(Set exercise): Which lines hold the word "script"? Copy each of them from the material.

Code that draws figures

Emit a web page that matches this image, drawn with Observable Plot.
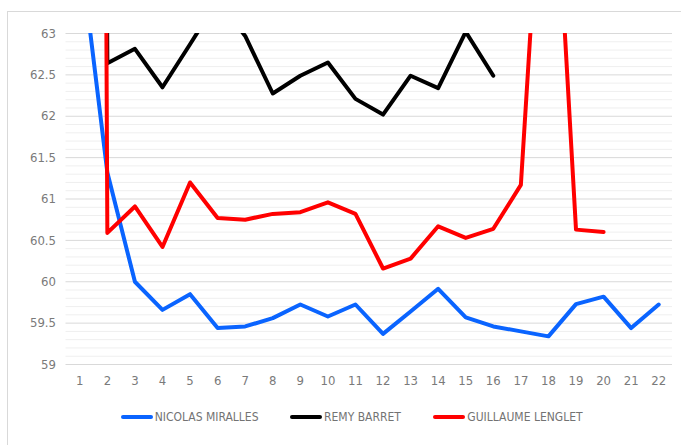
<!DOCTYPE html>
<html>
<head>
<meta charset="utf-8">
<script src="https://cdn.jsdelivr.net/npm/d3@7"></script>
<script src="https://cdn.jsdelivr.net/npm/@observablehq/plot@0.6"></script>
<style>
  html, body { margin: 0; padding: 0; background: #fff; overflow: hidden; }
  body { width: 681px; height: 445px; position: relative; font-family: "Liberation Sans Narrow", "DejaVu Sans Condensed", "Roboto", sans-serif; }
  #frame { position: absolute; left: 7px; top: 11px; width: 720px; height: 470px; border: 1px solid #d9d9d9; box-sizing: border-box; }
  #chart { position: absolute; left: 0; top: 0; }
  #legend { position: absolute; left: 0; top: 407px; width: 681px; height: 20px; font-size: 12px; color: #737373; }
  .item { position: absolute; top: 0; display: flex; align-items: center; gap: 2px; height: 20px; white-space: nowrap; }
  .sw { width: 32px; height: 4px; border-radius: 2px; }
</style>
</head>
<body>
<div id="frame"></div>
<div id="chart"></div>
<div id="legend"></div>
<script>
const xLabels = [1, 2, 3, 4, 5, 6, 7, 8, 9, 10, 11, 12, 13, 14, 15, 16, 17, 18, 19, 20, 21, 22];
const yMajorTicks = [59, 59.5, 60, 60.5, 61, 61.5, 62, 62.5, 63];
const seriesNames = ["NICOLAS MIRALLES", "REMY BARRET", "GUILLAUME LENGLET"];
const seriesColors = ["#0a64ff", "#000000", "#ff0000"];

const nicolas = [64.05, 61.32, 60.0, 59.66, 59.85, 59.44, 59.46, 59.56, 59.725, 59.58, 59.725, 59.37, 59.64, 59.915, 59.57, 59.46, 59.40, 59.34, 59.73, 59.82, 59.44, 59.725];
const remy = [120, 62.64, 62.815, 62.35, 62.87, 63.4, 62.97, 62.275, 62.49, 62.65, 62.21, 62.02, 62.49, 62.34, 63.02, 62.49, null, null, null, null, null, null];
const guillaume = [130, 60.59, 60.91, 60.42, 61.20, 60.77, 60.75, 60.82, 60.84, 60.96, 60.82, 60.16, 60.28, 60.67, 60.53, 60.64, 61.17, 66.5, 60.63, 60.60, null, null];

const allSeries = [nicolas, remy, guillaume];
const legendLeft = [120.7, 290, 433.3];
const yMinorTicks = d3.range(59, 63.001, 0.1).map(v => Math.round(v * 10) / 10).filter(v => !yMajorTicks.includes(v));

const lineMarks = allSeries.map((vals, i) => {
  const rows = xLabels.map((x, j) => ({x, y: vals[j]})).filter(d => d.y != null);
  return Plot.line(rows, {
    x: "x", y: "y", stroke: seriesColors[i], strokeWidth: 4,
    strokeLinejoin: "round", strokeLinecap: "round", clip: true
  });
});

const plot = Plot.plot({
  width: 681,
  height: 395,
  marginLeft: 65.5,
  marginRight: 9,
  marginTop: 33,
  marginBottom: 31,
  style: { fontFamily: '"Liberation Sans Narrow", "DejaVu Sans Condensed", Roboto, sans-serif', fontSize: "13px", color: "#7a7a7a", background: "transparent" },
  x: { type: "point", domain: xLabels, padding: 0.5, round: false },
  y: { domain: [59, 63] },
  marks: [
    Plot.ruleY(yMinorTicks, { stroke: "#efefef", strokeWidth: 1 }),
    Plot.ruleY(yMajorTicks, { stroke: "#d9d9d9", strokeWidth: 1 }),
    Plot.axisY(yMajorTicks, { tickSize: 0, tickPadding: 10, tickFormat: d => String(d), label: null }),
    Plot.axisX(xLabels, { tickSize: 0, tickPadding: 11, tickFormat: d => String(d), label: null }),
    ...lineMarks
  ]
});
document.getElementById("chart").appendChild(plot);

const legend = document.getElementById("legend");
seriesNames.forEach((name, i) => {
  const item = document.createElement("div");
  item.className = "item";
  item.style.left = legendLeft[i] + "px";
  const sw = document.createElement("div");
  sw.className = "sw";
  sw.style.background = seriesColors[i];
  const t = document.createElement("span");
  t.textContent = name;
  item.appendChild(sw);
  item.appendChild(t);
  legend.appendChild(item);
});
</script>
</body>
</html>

...

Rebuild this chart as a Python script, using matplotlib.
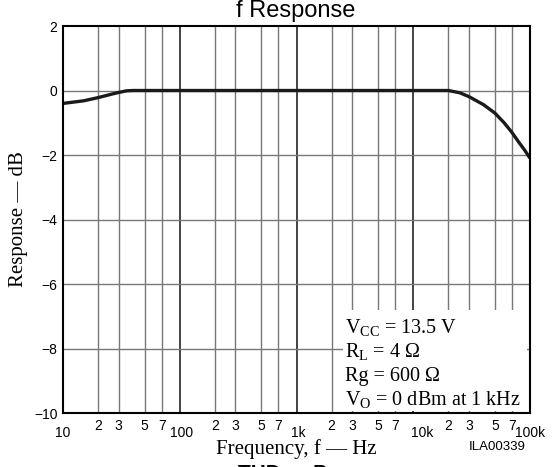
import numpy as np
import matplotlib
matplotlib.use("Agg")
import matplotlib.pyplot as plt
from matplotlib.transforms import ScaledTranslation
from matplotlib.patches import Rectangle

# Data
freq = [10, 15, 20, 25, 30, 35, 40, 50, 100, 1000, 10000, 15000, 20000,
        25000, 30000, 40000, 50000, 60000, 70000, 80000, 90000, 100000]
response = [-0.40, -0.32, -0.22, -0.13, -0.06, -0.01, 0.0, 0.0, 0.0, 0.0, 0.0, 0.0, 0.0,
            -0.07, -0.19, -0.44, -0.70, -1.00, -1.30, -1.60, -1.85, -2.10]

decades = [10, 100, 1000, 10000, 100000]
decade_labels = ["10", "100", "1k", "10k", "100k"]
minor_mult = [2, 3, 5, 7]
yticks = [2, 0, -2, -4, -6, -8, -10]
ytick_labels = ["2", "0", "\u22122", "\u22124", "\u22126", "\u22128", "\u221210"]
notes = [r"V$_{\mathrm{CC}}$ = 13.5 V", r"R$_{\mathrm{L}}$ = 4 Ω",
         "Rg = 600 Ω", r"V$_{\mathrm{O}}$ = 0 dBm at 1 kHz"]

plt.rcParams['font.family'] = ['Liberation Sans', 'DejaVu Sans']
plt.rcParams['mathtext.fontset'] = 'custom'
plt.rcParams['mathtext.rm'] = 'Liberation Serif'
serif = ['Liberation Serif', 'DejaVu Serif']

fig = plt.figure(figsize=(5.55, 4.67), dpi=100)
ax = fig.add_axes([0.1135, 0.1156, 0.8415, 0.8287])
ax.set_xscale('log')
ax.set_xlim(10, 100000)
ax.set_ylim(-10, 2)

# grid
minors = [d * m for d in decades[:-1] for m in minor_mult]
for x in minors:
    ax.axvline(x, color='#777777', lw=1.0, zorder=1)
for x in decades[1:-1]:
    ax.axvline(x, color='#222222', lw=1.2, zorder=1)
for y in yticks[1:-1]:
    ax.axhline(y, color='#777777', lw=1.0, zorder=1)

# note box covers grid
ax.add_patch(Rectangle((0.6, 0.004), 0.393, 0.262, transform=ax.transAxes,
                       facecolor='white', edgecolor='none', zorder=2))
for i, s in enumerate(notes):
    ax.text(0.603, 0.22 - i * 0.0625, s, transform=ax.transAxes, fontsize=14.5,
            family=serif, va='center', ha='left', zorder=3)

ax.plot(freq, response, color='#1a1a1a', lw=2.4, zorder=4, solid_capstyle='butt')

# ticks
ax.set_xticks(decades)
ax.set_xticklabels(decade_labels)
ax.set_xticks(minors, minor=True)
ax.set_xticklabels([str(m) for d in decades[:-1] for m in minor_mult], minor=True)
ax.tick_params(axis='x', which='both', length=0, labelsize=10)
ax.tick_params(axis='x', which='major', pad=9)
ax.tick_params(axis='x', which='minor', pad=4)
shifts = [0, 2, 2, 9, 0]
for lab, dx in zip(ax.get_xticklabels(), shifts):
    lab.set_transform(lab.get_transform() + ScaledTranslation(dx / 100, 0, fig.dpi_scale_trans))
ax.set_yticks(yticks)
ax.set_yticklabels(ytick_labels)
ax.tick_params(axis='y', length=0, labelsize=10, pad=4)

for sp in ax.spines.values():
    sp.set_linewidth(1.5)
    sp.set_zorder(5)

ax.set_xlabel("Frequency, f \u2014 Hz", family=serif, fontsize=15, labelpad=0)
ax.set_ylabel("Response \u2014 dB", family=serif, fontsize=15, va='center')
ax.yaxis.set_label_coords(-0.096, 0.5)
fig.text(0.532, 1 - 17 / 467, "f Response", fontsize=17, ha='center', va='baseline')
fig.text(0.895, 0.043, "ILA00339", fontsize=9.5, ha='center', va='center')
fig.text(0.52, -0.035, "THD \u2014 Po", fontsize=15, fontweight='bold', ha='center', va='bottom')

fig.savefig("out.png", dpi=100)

(Exercise result):
<script src="https://cdn.jsdelivr.net/npm/d3@7"></script>
<script src="https://cdn.jsdelivr.net/npm/@observablehq/plot@0.6"></script>
<script>
</script>
Rebuild this chart as a Python script, using matplotlib.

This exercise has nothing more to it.